→ **What you will do**: Starting at the line that contains "Output the Python" and stopping at the line that contains "epochs = list(range(100))", transcribe every line of the material below exactly; pictures stay out.

→ **Records for this exercise**:
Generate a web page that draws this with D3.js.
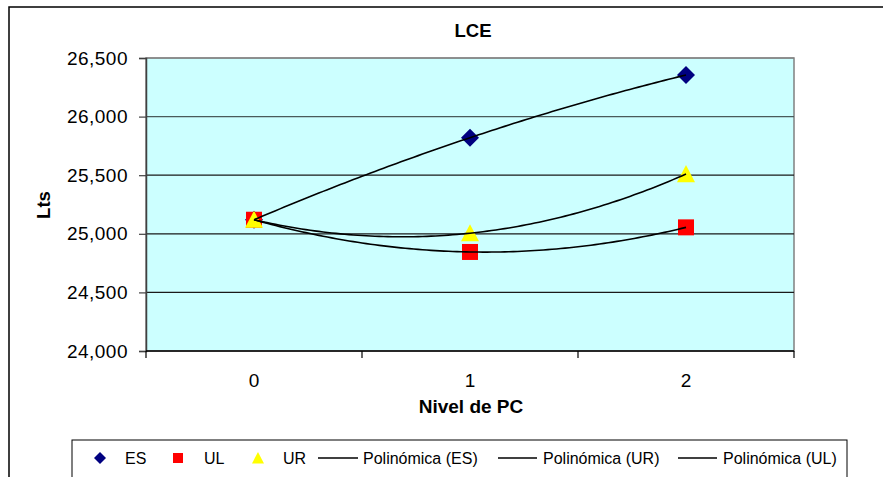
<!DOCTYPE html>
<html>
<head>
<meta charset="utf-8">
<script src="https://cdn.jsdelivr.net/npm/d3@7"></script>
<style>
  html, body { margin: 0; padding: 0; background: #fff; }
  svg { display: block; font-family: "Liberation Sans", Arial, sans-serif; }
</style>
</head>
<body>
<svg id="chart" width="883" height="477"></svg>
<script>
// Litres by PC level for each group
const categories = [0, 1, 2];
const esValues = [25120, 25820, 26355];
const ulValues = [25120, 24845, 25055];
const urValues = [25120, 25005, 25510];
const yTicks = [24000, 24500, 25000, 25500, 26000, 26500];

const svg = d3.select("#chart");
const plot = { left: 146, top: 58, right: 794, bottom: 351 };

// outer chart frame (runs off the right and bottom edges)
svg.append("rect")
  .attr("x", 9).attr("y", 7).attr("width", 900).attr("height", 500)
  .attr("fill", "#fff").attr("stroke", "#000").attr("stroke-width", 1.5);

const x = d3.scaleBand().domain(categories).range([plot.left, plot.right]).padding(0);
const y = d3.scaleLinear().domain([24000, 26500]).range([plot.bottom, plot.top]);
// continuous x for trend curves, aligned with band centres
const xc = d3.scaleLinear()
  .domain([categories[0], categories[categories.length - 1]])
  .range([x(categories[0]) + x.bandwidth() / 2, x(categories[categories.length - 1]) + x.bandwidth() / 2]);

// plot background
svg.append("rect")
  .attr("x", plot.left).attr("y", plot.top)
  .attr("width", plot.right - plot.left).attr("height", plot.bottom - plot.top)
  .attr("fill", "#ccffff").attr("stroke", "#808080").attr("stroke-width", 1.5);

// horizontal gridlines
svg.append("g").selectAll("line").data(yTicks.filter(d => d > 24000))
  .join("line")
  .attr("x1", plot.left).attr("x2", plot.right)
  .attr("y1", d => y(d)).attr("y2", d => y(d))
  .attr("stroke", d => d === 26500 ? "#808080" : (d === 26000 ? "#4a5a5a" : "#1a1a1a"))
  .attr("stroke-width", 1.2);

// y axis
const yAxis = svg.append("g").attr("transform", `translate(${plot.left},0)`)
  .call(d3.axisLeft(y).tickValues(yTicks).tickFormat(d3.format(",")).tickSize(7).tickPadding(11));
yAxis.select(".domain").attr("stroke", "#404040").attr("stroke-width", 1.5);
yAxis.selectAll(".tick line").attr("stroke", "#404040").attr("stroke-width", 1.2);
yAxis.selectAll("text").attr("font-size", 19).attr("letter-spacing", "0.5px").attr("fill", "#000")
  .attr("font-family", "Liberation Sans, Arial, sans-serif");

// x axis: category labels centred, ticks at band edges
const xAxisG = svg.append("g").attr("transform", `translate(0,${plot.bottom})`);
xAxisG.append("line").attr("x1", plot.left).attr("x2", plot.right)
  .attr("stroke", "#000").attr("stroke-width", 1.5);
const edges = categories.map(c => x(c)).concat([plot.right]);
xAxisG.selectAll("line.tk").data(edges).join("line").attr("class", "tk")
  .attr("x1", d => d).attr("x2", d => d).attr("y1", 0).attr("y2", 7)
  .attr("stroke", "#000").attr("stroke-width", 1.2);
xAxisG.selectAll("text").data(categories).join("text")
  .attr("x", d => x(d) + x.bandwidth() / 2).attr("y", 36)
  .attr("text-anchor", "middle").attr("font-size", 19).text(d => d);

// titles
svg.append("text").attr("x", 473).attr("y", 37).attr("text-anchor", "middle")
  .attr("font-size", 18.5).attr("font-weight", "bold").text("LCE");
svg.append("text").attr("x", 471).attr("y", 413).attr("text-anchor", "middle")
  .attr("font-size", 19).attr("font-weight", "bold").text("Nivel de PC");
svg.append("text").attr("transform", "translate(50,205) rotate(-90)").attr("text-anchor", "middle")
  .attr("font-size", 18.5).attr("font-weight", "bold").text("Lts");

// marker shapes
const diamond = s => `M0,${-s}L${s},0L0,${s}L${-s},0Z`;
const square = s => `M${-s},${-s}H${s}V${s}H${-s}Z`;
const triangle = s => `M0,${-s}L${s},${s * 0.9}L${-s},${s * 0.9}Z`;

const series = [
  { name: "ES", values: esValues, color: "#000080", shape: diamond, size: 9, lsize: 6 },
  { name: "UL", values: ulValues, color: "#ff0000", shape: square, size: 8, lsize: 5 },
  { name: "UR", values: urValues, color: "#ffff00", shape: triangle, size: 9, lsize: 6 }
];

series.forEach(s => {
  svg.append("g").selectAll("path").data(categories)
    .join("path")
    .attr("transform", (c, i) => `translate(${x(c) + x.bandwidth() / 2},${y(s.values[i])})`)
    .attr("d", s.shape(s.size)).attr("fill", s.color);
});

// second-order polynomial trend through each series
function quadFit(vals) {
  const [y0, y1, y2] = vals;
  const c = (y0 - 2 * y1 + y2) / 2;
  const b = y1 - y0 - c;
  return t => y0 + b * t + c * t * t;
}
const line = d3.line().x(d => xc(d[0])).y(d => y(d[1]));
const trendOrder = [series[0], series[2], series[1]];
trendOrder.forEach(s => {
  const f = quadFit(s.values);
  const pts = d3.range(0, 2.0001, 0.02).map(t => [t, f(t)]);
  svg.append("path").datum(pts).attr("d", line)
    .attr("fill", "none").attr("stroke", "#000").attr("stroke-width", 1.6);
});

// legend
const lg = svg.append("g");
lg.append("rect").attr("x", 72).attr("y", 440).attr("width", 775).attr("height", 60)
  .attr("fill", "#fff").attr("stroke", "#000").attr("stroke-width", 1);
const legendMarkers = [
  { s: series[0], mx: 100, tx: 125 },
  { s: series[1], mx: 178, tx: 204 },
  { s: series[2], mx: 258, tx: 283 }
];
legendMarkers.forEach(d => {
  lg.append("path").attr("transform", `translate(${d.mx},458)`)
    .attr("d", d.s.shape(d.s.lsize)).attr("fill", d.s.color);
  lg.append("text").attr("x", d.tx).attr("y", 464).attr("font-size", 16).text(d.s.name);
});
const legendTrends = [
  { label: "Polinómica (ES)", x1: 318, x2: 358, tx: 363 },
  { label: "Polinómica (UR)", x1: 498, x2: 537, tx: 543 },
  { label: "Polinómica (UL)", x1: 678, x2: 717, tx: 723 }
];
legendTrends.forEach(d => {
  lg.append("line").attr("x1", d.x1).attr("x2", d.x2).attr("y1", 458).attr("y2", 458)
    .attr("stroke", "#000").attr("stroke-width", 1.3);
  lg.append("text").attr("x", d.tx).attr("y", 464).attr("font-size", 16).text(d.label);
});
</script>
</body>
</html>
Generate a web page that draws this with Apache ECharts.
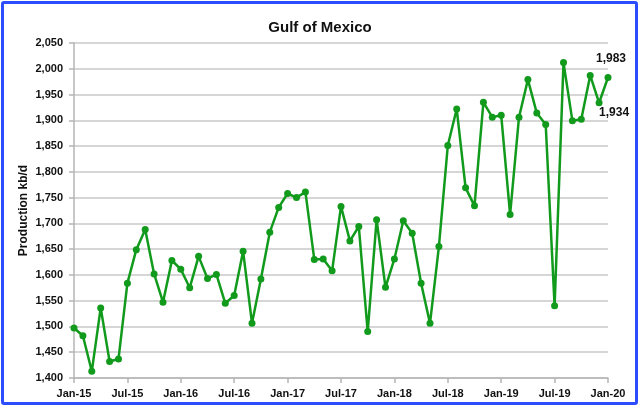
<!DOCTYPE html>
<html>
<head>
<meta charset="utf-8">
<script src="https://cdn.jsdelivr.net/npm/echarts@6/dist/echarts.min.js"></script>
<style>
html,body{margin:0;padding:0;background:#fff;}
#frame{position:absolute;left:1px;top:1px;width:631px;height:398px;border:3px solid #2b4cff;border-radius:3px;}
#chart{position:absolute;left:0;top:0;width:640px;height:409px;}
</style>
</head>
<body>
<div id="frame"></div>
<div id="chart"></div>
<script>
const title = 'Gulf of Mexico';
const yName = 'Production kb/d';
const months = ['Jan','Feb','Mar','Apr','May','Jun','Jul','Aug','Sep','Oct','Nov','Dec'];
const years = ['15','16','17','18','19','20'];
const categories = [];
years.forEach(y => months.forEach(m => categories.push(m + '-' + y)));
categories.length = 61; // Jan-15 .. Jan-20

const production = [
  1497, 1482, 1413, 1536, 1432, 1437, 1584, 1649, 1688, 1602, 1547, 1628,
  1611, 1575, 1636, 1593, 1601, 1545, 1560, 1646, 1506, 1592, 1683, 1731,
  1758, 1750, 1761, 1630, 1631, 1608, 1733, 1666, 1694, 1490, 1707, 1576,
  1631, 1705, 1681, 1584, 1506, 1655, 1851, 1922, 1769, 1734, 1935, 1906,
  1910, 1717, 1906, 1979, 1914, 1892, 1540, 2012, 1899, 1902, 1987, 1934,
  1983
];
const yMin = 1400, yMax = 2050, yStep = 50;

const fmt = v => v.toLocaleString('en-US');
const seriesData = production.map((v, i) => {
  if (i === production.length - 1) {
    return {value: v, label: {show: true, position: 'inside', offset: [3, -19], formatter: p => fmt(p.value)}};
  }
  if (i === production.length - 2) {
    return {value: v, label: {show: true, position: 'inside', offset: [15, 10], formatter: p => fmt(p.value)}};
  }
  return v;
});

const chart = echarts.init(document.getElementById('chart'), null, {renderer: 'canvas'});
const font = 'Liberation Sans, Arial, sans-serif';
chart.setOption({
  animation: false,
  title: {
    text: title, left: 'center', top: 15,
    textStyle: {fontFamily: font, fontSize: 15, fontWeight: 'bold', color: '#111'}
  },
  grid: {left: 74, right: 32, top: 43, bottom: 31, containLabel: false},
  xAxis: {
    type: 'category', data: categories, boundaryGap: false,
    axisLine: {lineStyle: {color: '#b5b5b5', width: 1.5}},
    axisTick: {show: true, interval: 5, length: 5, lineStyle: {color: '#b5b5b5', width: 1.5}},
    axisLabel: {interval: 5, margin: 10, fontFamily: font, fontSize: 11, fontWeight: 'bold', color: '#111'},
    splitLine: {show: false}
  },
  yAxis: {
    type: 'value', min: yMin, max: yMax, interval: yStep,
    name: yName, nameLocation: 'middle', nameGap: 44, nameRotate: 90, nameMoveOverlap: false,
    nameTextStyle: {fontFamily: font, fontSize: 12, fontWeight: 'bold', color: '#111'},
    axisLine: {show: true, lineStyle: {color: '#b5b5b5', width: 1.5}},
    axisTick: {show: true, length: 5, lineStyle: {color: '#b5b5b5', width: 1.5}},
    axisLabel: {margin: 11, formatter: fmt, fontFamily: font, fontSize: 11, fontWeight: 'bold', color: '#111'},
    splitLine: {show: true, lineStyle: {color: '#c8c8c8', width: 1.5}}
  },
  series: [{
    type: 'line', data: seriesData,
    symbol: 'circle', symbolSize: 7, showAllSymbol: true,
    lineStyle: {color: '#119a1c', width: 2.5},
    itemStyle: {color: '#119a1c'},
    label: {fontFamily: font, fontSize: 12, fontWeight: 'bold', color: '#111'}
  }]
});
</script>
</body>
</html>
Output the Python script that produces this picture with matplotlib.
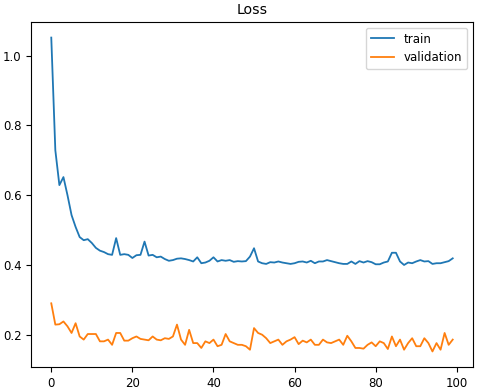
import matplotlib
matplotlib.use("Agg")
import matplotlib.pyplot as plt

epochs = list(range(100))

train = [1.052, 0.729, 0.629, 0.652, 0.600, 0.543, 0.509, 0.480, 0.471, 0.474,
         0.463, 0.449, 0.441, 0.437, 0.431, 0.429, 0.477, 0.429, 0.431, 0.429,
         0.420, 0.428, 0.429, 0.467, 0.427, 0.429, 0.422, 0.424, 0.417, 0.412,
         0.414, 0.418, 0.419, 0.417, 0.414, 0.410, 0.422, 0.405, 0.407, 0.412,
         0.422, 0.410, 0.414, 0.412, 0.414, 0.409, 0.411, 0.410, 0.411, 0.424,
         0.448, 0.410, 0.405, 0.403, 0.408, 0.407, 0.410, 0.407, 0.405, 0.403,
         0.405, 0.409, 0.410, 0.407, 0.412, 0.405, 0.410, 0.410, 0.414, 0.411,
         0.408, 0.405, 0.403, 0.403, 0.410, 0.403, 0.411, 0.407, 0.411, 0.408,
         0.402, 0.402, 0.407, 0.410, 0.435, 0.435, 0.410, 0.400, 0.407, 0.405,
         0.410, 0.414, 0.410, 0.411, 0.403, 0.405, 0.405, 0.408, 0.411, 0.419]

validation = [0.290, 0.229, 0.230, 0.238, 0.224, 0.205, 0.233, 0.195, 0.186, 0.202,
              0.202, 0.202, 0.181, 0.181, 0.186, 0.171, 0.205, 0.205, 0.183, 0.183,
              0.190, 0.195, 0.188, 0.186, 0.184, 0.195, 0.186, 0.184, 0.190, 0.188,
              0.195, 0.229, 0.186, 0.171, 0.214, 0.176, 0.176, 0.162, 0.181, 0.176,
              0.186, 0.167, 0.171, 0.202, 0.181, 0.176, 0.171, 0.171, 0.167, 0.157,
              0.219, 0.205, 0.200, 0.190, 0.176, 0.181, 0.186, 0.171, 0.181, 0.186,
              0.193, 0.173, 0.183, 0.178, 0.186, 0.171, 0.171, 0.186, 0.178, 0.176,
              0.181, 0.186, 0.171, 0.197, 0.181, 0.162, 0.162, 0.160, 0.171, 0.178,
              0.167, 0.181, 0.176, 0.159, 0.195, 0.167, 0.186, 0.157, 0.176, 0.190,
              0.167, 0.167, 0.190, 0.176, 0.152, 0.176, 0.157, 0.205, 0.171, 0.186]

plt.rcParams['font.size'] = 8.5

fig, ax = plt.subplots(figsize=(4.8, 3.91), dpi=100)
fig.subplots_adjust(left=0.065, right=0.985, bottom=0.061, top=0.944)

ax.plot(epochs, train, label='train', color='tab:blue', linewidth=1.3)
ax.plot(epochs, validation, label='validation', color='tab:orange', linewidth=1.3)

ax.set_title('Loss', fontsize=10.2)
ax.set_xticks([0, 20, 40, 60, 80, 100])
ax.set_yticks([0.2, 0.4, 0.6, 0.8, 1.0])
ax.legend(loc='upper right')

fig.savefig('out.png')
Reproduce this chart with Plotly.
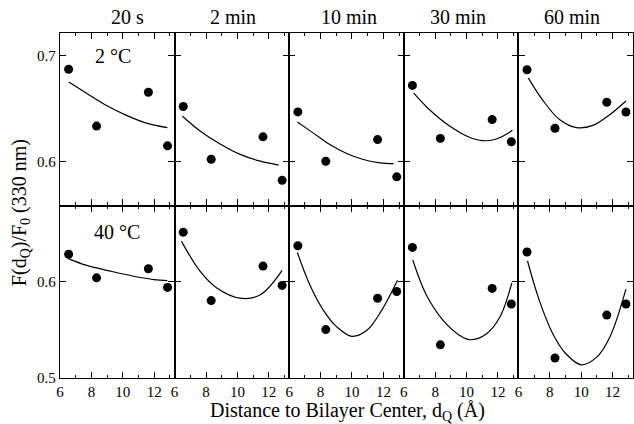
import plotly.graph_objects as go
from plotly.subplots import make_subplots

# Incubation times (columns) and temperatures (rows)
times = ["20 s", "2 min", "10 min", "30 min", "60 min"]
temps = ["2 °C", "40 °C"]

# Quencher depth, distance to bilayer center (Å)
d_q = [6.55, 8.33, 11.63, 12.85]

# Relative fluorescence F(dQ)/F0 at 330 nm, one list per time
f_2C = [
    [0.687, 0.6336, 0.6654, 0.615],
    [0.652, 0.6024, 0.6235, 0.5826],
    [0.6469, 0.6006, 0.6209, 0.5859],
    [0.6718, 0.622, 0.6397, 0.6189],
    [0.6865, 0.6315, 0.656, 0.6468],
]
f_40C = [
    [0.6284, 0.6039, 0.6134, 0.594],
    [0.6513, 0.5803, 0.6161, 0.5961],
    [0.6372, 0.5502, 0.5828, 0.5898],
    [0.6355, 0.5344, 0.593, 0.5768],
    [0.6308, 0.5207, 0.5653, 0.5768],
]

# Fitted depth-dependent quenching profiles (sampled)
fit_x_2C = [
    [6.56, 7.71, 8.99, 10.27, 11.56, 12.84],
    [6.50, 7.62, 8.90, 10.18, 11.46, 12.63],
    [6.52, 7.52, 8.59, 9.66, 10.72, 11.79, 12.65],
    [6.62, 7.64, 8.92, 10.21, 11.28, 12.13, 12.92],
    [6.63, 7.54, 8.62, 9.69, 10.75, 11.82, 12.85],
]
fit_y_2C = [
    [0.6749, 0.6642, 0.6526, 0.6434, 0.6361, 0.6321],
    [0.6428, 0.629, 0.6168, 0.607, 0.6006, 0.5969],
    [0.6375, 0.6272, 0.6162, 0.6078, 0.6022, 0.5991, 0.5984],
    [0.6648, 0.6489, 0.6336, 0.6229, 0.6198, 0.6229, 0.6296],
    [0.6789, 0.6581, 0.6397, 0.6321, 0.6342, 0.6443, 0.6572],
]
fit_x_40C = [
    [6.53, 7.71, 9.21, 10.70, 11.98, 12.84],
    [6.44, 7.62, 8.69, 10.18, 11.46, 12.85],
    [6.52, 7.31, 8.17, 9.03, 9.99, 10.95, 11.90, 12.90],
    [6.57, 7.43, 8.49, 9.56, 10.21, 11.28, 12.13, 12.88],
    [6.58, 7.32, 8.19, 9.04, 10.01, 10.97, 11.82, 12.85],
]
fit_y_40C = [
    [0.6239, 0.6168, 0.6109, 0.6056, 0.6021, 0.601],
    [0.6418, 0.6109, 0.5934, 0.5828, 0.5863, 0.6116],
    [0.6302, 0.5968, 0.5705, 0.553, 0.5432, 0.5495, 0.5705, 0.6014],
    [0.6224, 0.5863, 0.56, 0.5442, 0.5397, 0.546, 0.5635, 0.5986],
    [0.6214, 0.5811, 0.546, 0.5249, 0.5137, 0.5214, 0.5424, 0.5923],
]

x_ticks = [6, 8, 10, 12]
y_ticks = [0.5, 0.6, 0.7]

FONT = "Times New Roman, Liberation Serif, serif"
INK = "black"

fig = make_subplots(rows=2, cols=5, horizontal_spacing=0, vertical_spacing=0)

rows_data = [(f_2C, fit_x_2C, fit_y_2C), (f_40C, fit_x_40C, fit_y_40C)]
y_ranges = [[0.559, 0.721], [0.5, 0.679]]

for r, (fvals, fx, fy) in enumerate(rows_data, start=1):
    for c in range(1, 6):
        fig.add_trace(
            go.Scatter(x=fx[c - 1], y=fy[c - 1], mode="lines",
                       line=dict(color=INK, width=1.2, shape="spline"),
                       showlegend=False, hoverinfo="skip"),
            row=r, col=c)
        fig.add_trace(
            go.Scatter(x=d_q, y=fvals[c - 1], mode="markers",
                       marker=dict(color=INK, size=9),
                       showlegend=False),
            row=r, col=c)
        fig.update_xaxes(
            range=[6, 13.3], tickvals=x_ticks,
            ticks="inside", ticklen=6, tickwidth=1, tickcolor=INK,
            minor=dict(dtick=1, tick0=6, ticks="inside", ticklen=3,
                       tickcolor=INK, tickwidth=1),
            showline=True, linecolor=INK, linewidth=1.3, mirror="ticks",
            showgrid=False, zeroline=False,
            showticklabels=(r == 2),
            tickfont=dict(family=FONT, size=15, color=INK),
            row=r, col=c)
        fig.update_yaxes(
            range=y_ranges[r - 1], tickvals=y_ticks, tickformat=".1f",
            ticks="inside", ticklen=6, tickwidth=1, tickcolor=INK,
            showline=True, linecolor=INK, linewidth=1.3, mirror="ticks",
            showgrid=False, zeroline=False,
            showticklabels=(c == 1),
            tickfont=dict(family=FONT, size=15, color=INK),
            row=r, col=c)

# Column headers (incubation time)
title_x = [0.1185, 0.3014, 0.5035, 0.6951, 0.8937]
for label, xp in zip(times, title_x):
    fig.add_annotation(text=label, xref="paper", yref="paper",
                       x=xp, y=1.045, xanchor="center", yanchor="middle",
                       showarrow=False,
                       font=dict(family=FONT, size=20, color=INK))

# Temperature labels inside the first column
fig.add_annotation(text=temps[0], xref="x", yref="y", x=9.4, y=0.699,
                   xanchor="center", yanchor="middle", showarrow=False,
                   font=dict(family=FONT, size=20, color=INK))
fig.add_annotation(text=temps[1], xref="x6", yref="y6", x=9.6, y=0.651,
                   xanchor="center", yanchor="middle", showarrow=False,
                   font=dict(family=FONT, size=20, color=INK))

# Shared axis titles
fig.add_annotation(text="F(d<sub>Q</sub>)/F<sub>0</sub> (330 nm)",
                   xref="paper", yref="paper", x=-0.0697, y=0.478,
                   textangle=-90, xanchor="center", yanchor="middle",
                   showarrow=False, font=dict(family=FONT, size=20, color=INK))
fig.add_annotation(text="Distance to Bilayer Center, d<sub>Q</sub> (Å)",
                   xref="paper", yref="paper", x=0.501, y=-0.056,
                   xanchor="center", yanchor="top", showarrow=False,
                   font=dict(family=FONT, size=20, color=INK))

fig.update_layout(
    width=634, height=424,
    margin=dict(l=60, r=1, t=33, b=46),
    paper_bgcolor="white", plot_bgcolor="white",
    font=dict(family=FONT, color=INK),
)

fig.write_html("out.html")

→ **Reply**:
Output the Python script that produces this picture with matplotlib.
import matplotlib
matplotlib.use("Agg")
import matplotlib.pyplot as plt

epochs = list(range(100))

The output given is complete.